No longer an academic in practice in a university but still clinging on to my academic identity and investing time and effort into maintaining it, but nevertheless uncertain of where my journey is taking me.
Perhaps because of this uncertain and sometimes ambiguous mental, physical and virtual space I inhabit, I have become more conscious that it is essentially down to me to decide how I am going to spend my time and what I am going to do and try and achieve, at least in my professional domain. Of course my wife and children also have a big say in what I do in the family domain!

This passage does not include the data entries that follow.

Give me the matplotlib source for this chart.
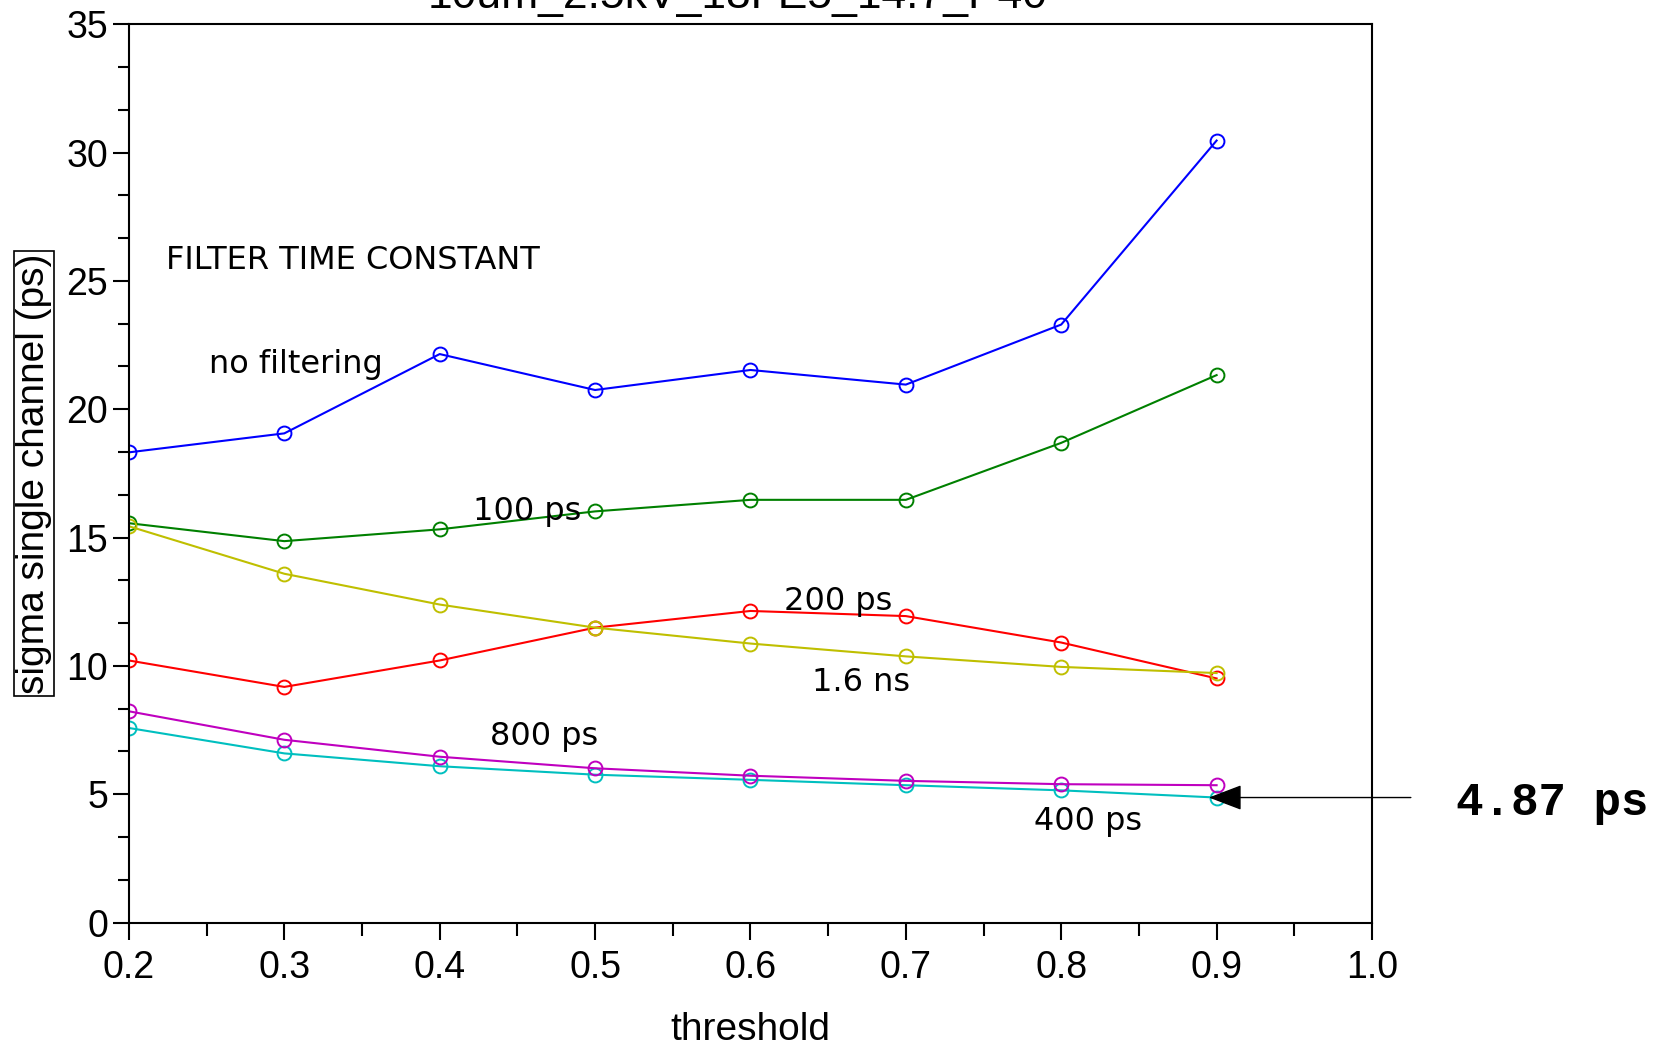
import matplotlib
matplotlib.use("Agg")
import matplotlib.pyplot as plt
from matplotlib.ticker import MultipleLocator, FormatStrFormatter

# threshold settings (fraction of pulse amplitude)
threshold = [0.2, 0.3, 0.4, 0.5, 0.6, 0.7, 0.8, 0.9]

# single-channel time resolution (ps) for each filter time constant
no_filtering = [18.32, 19.06, 22.15, 20.75, 21.53, 20.96, 23.30, 30.47]
filt_100ps = [15.56, 14.86, 15.32, 16.02, 16.47, 16.47, 18.69, 21.33]
filt_200ps = [10.21, 9.18, 10.21, 11.49, 12.14, 11.94, 10.91, 9.51]
filt_400ps = [7.58, 6.59, 6.09, 5.76, 5.56, 5.35, 5.15, 4.87]
filt_800ps = [8.23, 7.12, 6.46, 6.01, 5.72, 5.52, 5.39, 5.35]
filt_1p6ns = [15.44, 13.59, 12.39, 11.49, 10.87, 10.37, 9.96, 9.72]

series = [
    (no_filtering, "b"),
    (filt_100ps, "g"),
    (filt_200ps, "r"),
    (filt_400ps, "c"),
    (filt_800ps, "m"),
    (filt_1p6ns, "y"),
]

best_value = filt_400ps[-1]

axis_font = ["Liberation Sans", "DejaVu Sans"]

fig = plt.figure(figsize=(16.57, 10.47), dpi=100)
ax = fig.add_axes([0.0778, 0.1189, 0.7502, 0.8579])

for values, color in series:
    ax.plot(threshold, values, color=color, lw=1.5, marker="o", ms=10,
            mfc="none", mec=color, mew=1.4)

ax.set_xlim(0.2, 1.0)
ax.set_ylim(0, 35)
ax.xaxis.set_major_locator(MultipleLocator(0.1))
ax.xaxis.set_minor_locator(MultipleLocator(0.05))
ax.yaxis.set_major_locator(MultipleLocator(5))
ax.yaxis.set_minor_locator(MultipleLocator(5 / 3))
ax.xaxis.set_major_formatter(FormatStrFormatter("%.1f"))
ax.tick_params(which="major", direction="out", length=11.5, width=1.5,
               pad=3.5, labelsize=27)
ax.tick_params(which="minor", direction="out", length=8, width=1.5)
ax.tick_params(axis="x", which="major", length=12.5, pad=7)
ax.tick_params(axis="x", which="minor", length=9)
for lbl in ax.get_xticklabels() + ax.get_yticklabels():
    lbl.set_family(axis_font)
for sp in ax.spines.values():
    sp.set_linewidth(1.5)

ax.set_xlabel("threshold", family=axis_font, fontsize=28, labelpad=19)
ax.set_ylabel("sigma single channel (ps)", family=axis_font, fontsize=28,
              labelpad=10,
              bbox=dict(boxstyle="square,pad=0.05", fc="none", ec="black", lw=1.2))

fig.text(0.445, 0.9924, "10um_2.5kV_18FE5_14.7_P40", family=axis_font,
         fontsize=32, ha="center", va="baseline")

label_kw = dict(family="DejaVu Sans", fontsize=23, va="center", ha="left")
ax.text(0.2238, 25.78, "FILTER TIME CONSTANT", **label_kw)
ax.text(0.2515, 21.73, "no filtering", **label_kw)
ax.text(0.4214, 16.0, "100 ps", **label_kw)
ax.text(0.6216, 12.49, "200 ps", **label_kw)
ax.text(0.6396, 9.37, "1.6 ns", **label_kw)
ax.text(0.4325, 7.23, "800 ps", **label_kw)
ax.text(0.7825, 3.92, "400 ps", **label_kw)

ax.annotate("", xy=(0.895, best_value), xytext=(1.025, best_value),
            annotation_clip=False,
            arrowprops=dict(arrowstyle="-|>,head_length=2.1,head_width=0.8",
                            color="black", lw=1.0, shrinkA=0, shrinkB=0))
fig.text(0.8787, 0.233, f"{best_value:.2f} ps", family="Liberation Mono",
         fontweight="bold", fontsize=33, va="center", ha="left")

fig.savefig("out.png", dpi=100)
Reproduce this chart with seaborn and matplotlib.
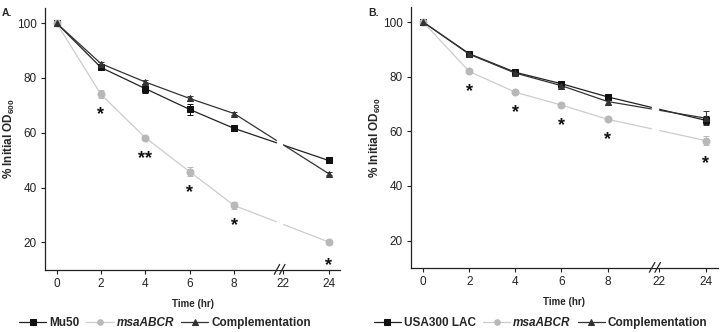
import numpy as np
import pandas as pd
import seaborn as sns
import matplotlib.pyplot as plt

# time points (hr) and where they sit on the broken axis
times = [0, 2, 4, 6, 8, 24]
tick_times = [0, 2, 4, 6, 8, 22, 24]
break_pos = 10.05


def axis_pos(t):
    # 0-8 linear, then axis break, 22 and 24 squeezed in after it
    t = np.asarray(t, dtype=float)
    return np.where(t <= 8, t, 10.22 + (t - 22) * 1.02)


# panel A
strains_a = ["Mu50", "msaABCR", "Complementation"]
mu50 = [100, 83.8, 76.1, 68.5, 61.6, 49.9]
mu50_err = [0.5, 0.8, 1.5, 2.0, 0.8, 0.8]
msa_a = [100, 74.0, 58.2, 45.8, 33.5, 20.2]
msa_a_err = [0.5, 1.5, 0.6, 1.6, 1.2, 0.6]
comp_a = [100, 85.2, 78.5, 72.5, 67.0, 45.1]
comp_a_err = [0.5, 0.7, 0.8, 1.0, 0.6, 0.6]
stars_a = ["", "*", "**", "*", "*", "*"]

# panel B
strains_b = ["USA300 LAC", "msaABCR", "Complementation"]
lac = [100, 88.4, 81.6, 77.4, 72.6, 64.0]
lac_err = [0.5, 0.6, 0.8, 1.0, 0.8, 1.5]
msa_b = [100, 81.9, 74.3, 69.6, 64.4, 56.6]
msa_b_err = [0.5, 0.5, 0.5, 0.5, 0.5, 1.5]
comp_b = [100, 88.2, 81.3, 76.7, 70.9, 64.8]
comp_b_err = [0.5, 0.6, 0.8, 1.4, 1.2, 2.5]
stars_b = ["", "*", "*", "*", "*", "*"]

sns.set_style("ticks")
plt.rcParams["font.family"] = ["Liberation Sans", "DejaVu Sans"]
plt.rcParams["mathtext.fontset"] = "custom"
plt.rcParams["mathtext.rm"] = "Liberation Sans"
plt.rcParams["mathtext.bf"] = "Liberation Sans:bold"

colors = ["#111111", "#b8b8b8", "#333333"]
line_colors = ["#222222", "#cccccc", "#333333"]
markers = ["s", "o", "^"]
msizes = [4.3, 5.0, 5.0]

fig = plt.figure(figsize=(7.2, 3.32), dpi=100)
ax_a = fig.add_axes([0.0625, 0.187, 0.41, 0.789])
ax_b = fig.add_axes([0.571, 0.193, 0.426, 0.786])


def draw_panel(ax, strains, series, errs, stars, label, leg_x):
    rows = []
    for name, vals in zip(strains, series):
        for t, v in zip(times, vals):
            rows.append({"strain": name, "time": t, "pos": float(axis_pos(t)), "od": v})
    df = pd.DataFrame(rows)
    for name, vals, err, c, lc, m, ms in zip(strains, series, errs, colors,
                                             line_colors, markers, msizes):
        sub = df[df["strain"] == name]
        ax.errorbar(sub["pos"], sub["od"], yerr=err, fmt="none", ecolor=c,
                    elinewidth=0.7, capsize=2, capthick=0.7, zorder=2)
        sns.lineplot(data=sub, x="pos", y="od", ax=ax, color=lc, lw=0.9,
                     marker=m, markersize=ms,
                     markerfacecolor=c, markeredgecolor=c, label=name, zorder=3)
    # asterisks under the mutant points
    msa = series[1]
    for t, v, s in zip(times, msa, stars):
        if s:
            off = 8.5 if t == 24 else 7.5
            ax.text(float(axis_pos(t)), v - off, s, ha="center", va="center",
                    fontsize=13, fontweight="bold", color="#111111")
    ax.set_xlim(-0.52, 12.78)
    ax.set_ylim(10, 105.5)
    ax.set_yticks([20, 40, 60, 80, 100])
    ax.set_xticks(axis_pos(tick_times))
    ax.set_xticklabels([str(t) for t in tick_times])
    ax.tick_params(labelsize=8.5, colors="#222222", length=3, width=0.8, pad=3)
    for sp in ["left", "bottom"]:
        ax.spines[sp].set_linewidth(0.9)
        ax.spines[sp].set_color("#222222")
    sns.despine(ax=ax)
    # axis break: white band through the lines, // on the axis
    ax.axvspan(break_pos - 0.12, break_pos + 0.12, color="white", zorder=4)
    for dx in (-0.12, 0.12):
        ax.plot([break_pos + dx - 0.12, break_pos + dx + 0.12], [8.4, 12.0],
                color="#222222", lw=0.9, clip_on=False, zorder=5)
    ax.set_xlabel("Time (hr)", fontsize=7, fontweight="bold", labelpad=6)
    ax.set_ylabel(r"% Initial OD$_{\bf 600}$", fontsize=8.5, fontweight="bold",
                  labelpad=0)
    handles, labels = ax.get_legend_handles_labels()
    ax.get_legend().remove()
    leg = fig.legend(handles, labels, loc="center", bbox_to_anchor=(leg_x, 0.028),
                     ncol=3, frameon=False, handlelength=2.3, columnspacing=0.6,
                     handletextpad=0.25, prop={"weight": "bold", "size": 8.5})
    for h in leg.legend_handles:
        h.set_markersize(4)
    leg.get_texts()[1].set_fontstyle("italic")
    fig.text(ax.get_position().x0 - 0.06, 0.975, label, fontsize=7.5,
             fontweight="bold", va="top")


draw_panel(ax_a, strains_a, [mu50, msa_a, comp_a],
           [mu50_err, msa_a_err, comp_a_err], stars_a, "A.", 0.229)
draw_panel(ax_b, strains_b, [lac, msa_b, comp_b],
           [lac_err, msa_b_err, comp_b_err], stars_b, "B.", 0.751)

fig.savefig("out.png", dpi=100)
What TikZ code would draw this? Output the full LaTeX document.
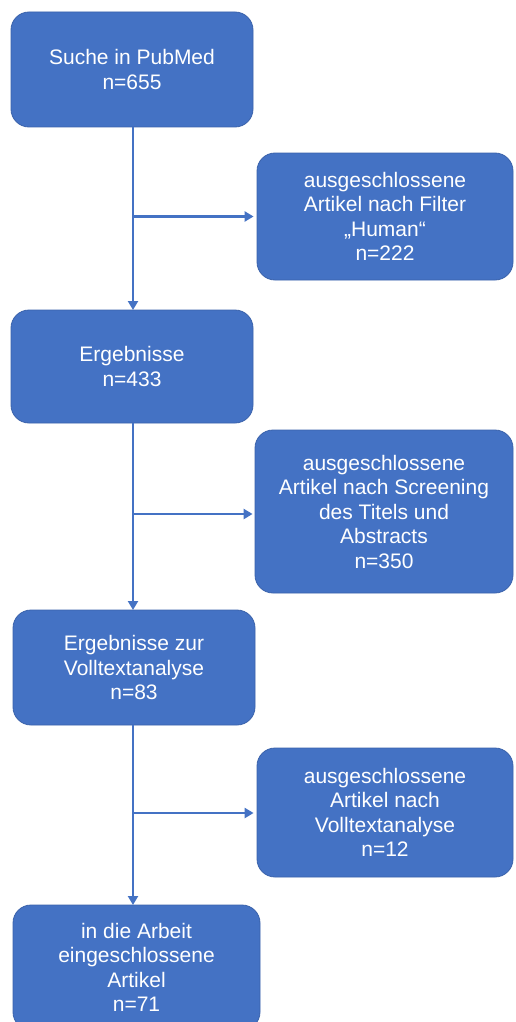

The absence of anyone telling me what to do or expecting me to fulfill a particular role, and the continuous challenge of motivating myself and constructing my own trajectory for learning, development and achievement, has made me more aware of the 'ecological' relationships I have with my world. By that I mean that what and how I learn and develop in all the different contexts and situations in my everyday life, feels more like a living, emergent, organic process involving me, my purposes and goals, and my relationships with the physical, virtual and social worlds I inhabit, rather than something that I plan, design and implement according to my plan. I feel I, and my learning, are part of an ecosystem which I help create and maintain but do not control and sometimes I'm pushed and pulled in all sorts of unforeseen directions. The idea that I am part of an ecology and I help create my own ecology intuitively feels right so over the last few years I have thought about it in the context of my own life and also tried to find out how others have thought about it.
Being an academic I realise that for these ideas and feelings to have any academic credibility and educational value they need to be explored, codified and opened to critical peer review, so a week ago I decided to commit to producing a book.